* Begin Records for the exercise *
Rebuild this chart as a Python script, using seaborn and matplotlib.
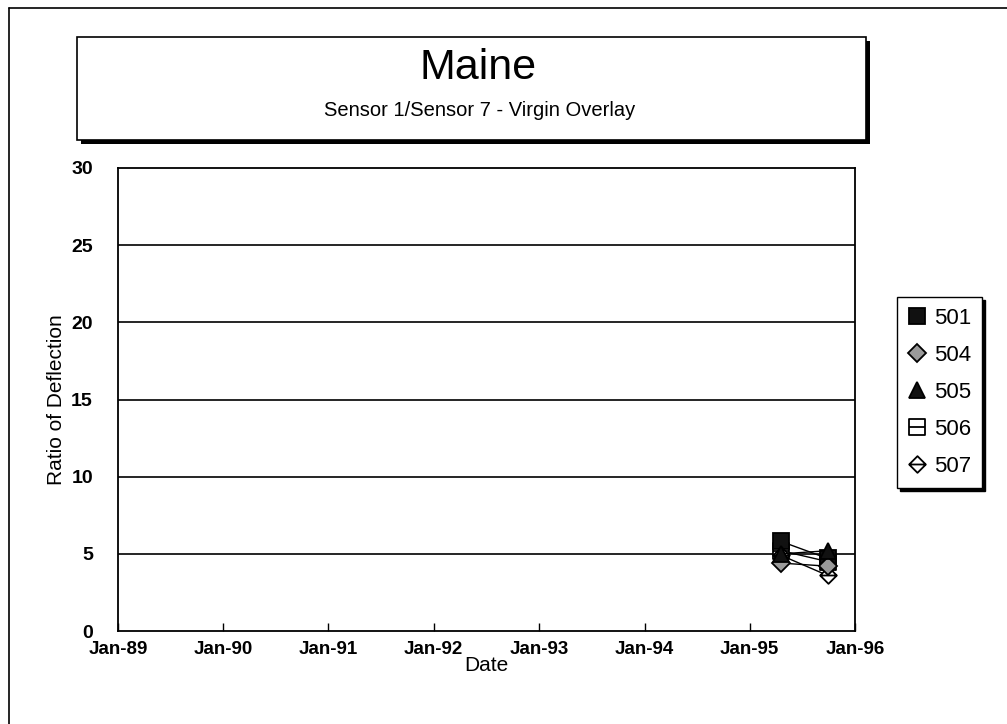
* End Records for the exercise *
* Begin Records for the exercise *
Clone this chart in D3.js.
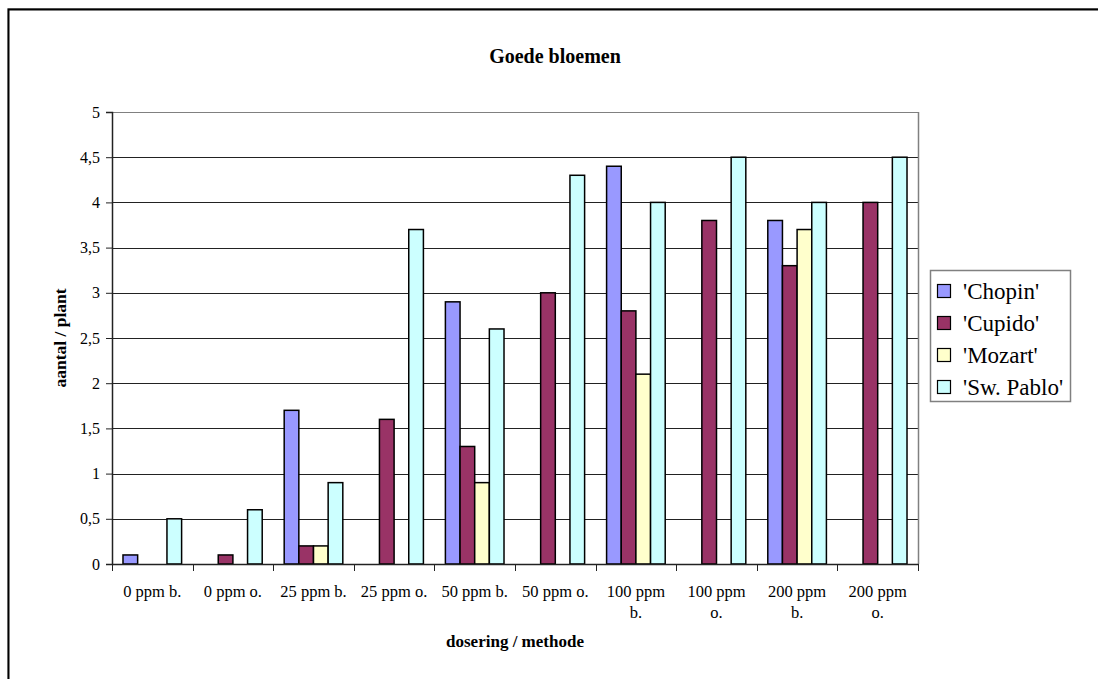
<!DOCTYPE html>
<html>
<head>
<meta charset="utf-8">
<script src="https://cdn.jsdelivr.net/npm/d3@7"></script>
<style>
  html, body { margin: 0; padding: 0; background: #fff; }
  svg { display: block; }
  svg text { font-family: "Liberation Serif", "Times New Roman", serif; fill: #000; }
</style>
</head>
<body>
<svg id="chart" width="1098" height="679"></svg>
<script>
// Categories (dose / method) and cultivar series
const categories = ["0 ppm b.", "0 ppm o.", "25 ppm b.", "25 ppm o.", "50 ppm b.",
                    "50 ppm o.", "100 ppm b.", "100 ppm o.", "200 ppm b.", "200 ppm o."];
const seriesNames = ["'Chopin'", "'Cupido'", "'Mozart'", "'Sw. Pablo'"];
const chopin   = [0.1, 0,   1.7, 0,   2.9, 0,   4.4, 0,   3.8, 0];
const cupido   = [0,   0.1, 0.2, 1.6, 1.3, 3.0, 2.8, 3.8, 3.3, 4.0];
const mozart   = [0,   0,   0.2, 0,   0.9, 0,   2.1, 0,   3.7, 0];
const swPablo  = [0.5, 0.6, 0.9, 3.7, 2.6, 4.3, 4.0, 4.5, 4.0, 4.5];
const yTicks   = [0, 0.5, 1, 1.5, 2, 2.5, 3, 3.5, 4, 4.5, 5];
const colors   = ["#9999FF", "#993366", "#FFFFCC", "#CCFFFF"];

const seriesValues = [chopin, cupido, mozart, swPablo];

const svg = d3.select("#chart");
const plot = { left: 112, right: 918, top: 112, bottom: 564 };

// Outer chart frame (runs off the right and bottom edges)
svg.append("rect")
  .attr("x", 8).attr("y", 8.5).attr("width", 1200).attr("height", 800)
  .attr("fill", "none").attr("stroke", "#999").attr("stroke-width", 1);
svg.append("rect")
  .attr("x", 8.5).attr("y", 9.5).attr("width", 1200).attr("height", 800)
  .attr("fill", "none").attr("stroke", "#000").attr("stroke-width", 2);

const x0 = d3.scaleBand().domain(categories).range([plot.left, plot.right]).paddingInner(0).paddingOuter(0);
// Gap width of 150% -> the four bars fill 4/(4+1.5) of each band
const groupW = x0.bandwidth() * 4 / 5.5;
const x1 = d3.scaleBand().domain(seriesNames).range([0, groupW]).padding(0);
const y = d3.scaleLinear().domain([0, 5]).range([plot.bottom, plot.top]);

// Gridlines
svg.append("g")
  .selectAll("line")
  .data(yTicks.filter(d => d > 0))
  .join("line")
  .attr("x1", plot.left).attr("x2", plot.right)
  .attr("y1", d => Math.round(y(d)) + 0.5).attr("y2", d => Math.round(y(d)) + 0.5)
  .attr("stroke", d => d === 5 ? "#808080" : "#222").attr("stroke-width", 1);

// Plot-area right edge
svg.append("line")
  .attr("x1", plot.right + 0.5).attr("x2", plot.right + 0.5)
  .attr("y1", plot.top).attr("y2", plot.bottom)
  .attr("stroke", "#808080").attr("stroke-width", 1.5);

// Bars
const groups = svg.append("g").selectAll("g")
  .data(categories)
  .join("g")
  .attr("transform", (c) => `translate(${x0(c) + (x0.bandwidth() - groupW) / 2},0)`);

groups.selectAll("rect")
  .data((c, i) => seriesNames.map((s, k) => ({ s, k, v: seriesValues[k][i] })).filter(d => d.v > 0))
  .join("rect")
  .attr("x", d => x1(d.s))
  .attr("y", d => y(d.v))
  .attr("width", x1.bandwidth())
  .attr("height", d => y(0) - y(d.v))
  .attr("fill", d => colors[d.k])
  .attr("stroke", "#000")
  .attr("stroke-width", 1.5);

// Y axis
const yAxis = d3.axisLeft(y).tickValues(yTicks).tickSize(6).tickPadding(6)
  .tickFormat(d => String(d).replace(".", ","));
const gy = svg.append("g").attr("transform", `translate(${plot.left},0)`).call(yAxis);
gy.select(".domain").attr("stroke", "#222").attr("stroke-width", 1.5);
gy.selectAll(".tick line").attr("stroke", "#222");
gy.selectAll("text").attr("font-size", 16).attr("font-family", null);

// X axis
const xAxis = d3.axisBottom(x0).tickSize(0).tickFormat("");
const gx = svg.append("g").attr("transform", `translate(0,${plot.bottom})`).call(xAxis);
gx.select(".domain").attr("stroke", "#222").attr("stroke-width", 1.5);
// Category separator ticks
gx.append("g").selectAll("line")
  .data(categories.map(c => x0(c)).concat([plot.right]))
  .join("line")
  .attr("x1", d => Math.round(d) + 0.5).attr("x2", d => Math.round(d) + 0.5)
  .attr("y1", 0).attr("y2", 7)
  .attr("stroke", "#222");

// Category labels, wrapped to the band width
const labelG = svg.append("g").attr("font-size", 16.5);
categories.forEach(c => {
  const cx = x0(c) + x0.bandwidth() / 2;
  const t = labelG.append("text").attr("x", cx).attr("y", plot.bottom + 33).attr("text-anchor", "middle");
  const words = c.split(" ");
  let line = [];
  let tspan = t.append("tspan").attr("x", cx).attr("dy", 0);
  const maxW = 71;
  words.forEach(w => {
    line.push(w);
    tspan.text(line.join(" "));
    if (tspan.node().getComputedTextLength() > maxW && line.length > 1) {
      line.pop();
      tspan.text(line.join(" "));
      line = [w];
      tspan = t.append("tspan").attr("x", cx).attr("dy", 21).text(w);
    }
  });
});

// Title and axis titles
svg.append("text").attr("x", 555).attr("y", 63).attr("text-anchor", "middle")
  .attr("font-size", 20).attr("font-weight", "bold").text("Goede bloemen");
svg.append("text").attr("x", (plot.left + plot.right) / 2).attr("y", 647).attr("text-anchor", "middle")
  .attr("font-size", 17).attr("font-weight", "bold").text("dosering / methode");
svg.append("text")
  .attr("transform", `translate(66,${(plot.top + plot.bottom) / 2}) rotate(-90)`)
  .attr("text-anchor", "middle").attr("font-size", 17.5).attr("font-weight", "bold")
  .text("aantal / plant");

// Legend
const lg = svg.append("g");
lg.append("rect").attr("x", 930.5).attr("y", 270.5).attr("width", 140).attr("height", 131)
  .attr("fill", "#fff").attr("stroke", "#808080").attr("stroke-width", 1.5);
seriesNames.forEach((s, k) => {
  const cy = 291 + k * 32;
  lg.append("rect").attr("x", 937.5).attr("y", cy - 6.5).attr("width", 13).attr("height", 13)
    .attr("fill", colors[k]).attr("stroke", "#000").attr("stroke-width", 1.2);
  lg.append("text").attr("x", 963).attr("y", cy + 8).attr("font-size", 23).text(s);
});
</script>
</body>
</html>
* End Records for the exercise *
#### The exercise:
Report the count of lines in the entries that contain the string "this", and nothing besides it.

#### Task result:
2